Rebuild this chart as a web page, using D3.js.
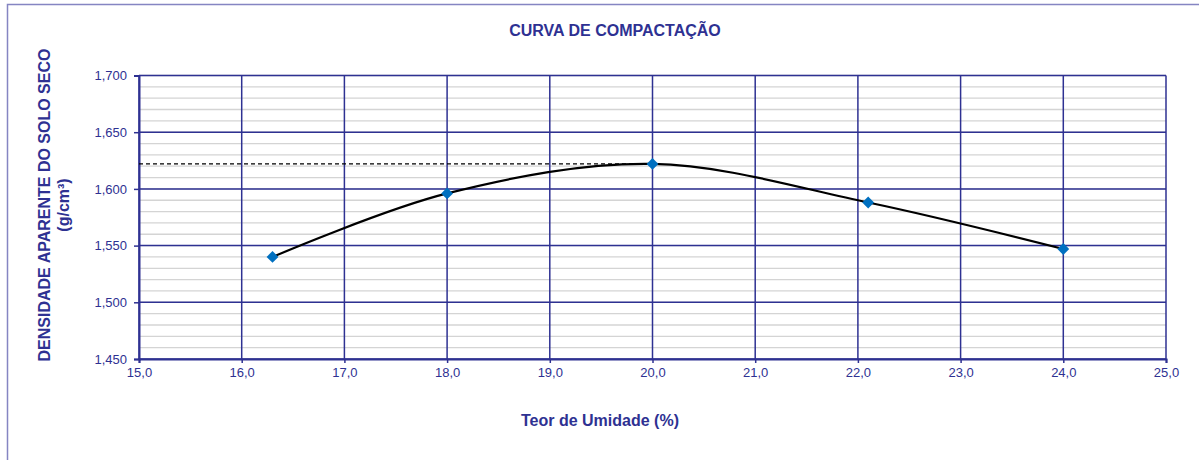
<!DOCTYPE html>
<html>
<head>
<meta charset="utf-8">
<script src="https://cdn.jsdelivr.net/npm/d3@7"></script>
<style>
  body { margin: 0; background: #fff; }
  svg { display: block; font-family: "Liberation Sans", Arial, sans-serif; }
</style>
</head>
<body>
<div id="chart"></div>
<script>
// dados do ensaio
const umidade = [16.3, 18.0, 20.0, 22.1, 24.0];
const densidade = [1.540, 1.596, 1.622, 1.588, 1.547];
const xTicks = [15, 16, 17, 18, 19, 20, 21, 22, 23, 24, 25];
const yTicks = [1.45, 1.5, 1.55, 1.6, 1.65, 1.7];
const yMinor = d3.range(145, 171).map(function (v) { return v / 100; });

const width = 1199, height = 460;
const margin = { left: 139, right: 33, top: 75.5, bottom: 101 };
const azul = "#2e3192";

const svg = d3.select("#chart").append("svg")
  .attr("width", width)
  .attr("height", height);

// moldura externa
svg.append("path")
  .attr("d", "M7.5,470 V4.5 H1210")
  .attr("fill", "none")
  .attr("stroke", "#8585c2")
  .attr("stroke-width", 1.5);

const x = d3.scaleLinear().domain([15, 25]).range([margin.left, width - margin.right]);
const y = d3.scaleLinear().domain([1.45, 1.7]).range([height - margin.bottom, margin.top]);

// grade secundaria
svg.append("g").selectAll("line")
  .data(yMinor)
  .enter().append("line")
  .attr("x1", x(15)).attr("x2", x(25))
  .attr("y1", function (d) { return y(d); })
  .attr("y2", function (d) { return y(d); })
  .attr("stroke", "#d4d4d4")
  .attr("stroke-width", 1.3);

// grade principal
svg.append("g").selectAll("line")
  .data(yTicks)
  .enter().append("line")
  .attr("x1", x(15)).attr("x2", x(25))
  .attr("y1", function (d) { return y(d); })
  .attr("y2", function (d) { return y(d); })
  .attr("stroke", azul)
  .attr("stroke-width", 1.5);

svg.append("g").selectAll("line")
  .data(xTicks)
  .enter().append("line")
  .attr("y1", y(1.45)).attr("y2", y(1.7))
  .attr("x1", function (d) { return x(d); })
  .attr("x2", function (d) { return x(d); })
  .attr("stroke", azul)
  .attr("stroke-width", 1.5);

// eixos
const fmtX = function (d) { return d3.format(".1f")(d).replace(".", ","); };
const fmtY = function (d) { return d3.format(".3f")(d).replace(".", ","); };

const gx = svg.append("g")
  .attr("transform", "translate(0," + y(1.45) + ")")
  .call(d3.axisBottom(x).tickValues(xTicks).tickFormat(fmtX).tickSize(4).tickPadding(5));
const gy = svg.append("g")
  .attr("transform", "translate(" + x(15) + ",0)")
  .call(d3.axisLeft(y).tickValues(yTicks).tickFormat(fmtY).tickSize(5).tickPadding(7));

[gx, gy].forEach(function (g) {
  g.select(".domain").attr("stroke", azul).attr("stroke-width", 2);
  g.selectAll(".tick line").attr("stroke", azul).attr("stroke-width", 1.5);
  g.selectAll(".tick text")
    .attr("fill", azul)
    .style("font-family", "'Liberation Sans', Arial, sans-serif")
    .style("font-size", "13px");
});

// linha tracejada da densidade maxima
const iMax = d3.maxIndex(densidade);
svg.append("line")
  .attr("x1", x(15)).attr("x2", x(umidade[iMax]))
  .attr("y1", y(densidade[iMax])).attr("y2", y(densidade[iMax]))
  .attr("stroke", "#000")
  .attr("stroke-width", 1.3)
  .attr("stroke-dasharray", "4,3");

// curva suavizada
const pontos = umidade.map(function (u, i) { return [u, densidade[i]]; });
const linha = d3.line()
  .x(function (d) { return x(d[0]); })
  .y(function (d) { return y(d[1]); })
  .curve(d3.curveCatmullRom.alpha(0.5));

svg.append("path")
  .datum(pontos)
  .attr("d", linha)
  .attr("fill", "none")
  .attr("stroke", "#000")
  .attr("stroke-width", 2.2);

// marcadores
svg.append("g").selectAll("path")
  .data(pontos)
  .enter().append("path")
  .attr("d", d3.symbol().type(d3.symbolSquare).size(70))
  .attr("transform", function (d) { return "translate(" + x(d[0]) + "," + y(d[1]) + ") rotate(45)"; })
  .attr("fill", "#0070c0");

// titulos
svg.append("text")
  .attr("x", 615).attr("y", 36)
  .attr("text-anchor", "middle")
  .attr("fill", azul)
  .style("font-size", "16px")
  .style("font-weight", "bold")
  .text("CURVA DE COMPACTAÇÃO");

svg.append("text")
  .attr("x", 600).attr("y", 426)
  .attr("text-anchor", "middle")
  .attr("fill", azul)
  .style("font-size", "16px")
  .style("font-weight", "bold")
  .text("Teor de Umidade (%)");

const yl = svg.append("text")
  .attr("transform", "translate(50,205) rotate(-90)")
  .attr("text-anchor", "middle")
  .attr("fill", azul)
  .style("font-size", "16px")
  .style("font-weight", "bold");
yl.append("tspan").attr("x", 0).attr("y", 0).text("DENSIDADE APARENTE DO SOLO SECO");
yl.append("tspan").attr("x", 0).attr("y", 19).text("(g/cm³)");
</script>
</body>
</html>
————
Where a line holds the string "chart", copy that line.

Rebuild this chart as a web page, using D3.js.
<div id="chart"></div>
const svg = d3.select("#chart").append("svg")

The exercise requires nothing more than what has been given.